Perhaps the greatest opportunity for Lockheed is the USAF’s secretive sixth-generation fighter development initiative – the Next-Generation Air Dominance (NGAD) programme.
The service officially began accepting design proposals for the programme in May, in what is expected to be a so-called “family of systems” worth many billions of dollars over several decades.
Although defence industry executives are tight-lipped about participation in the effort, Lockheed, Boeing and Northrop Grumman are all considered contenders.
Lockheed is the only American company building crewed stealth fighters, while Northrop is producing the USAF’s next-generation B-21 stealth bomber, which it calls the world’s first sixth-generation aircraft.
Boeing is the USA’s only other provider of fighter aircraft – with the F-15EX, F/A-18 and EA-18G.
Taiclet notes Lockheed has a long history of success developing combat stealth aircraft, including the fifth-generation F-35 and F-22.
“Our Skunk Works operation is famous for stealth,” Taiclet says of Lockheed’s secretive technology development unit that produced the world’s first stealth aircraft – the F-117 Nighthawk.

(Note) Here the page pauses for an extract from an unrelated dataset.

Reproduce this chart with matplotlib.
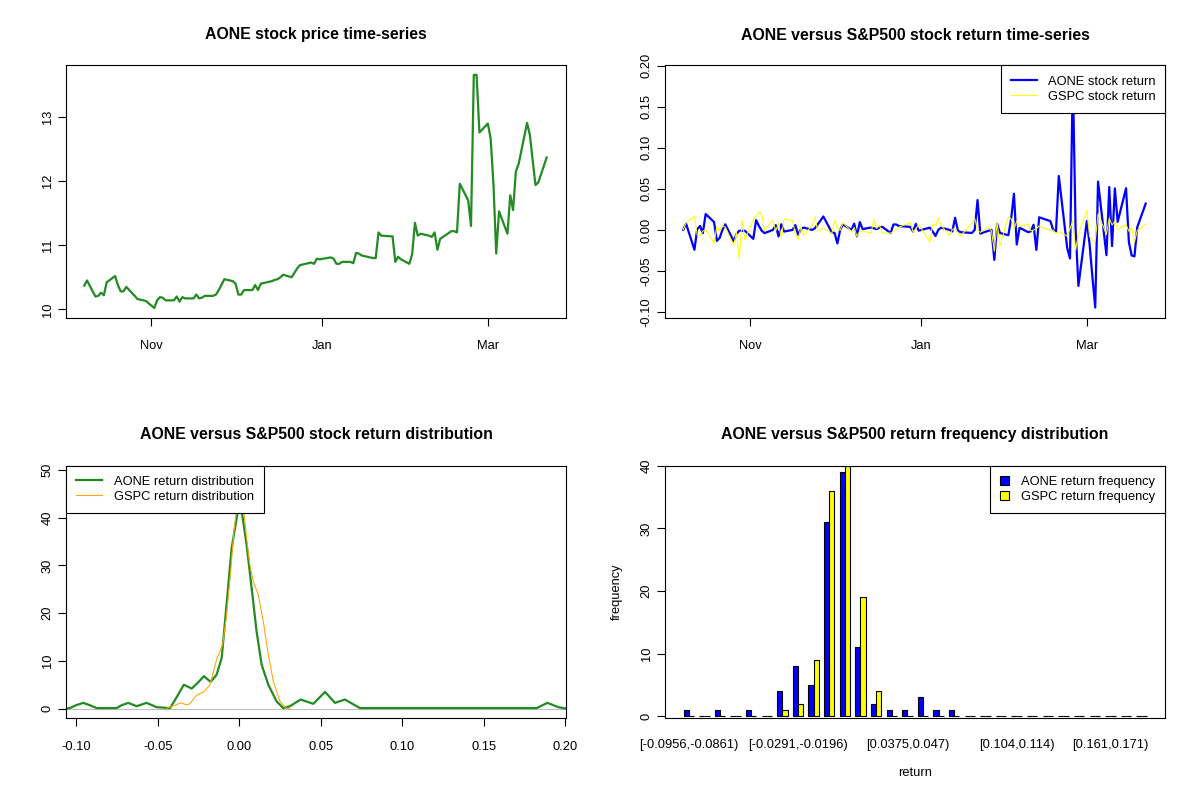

“Both the shape of the aircraft – the outer mould line of the aircraft – and the surface coatings and infrared coatings on the engine inlet and tailpipe are really, really critical,” the CEO says.
“We invest a lot, and we have the main operations cohorts that can deliver on those technologies,” he adds, indicating Lockheed is positioning itself for an NGAD bid.
The USAF is expected to make its choice for the sixth-generation fighter and award an initial development contract in 2024.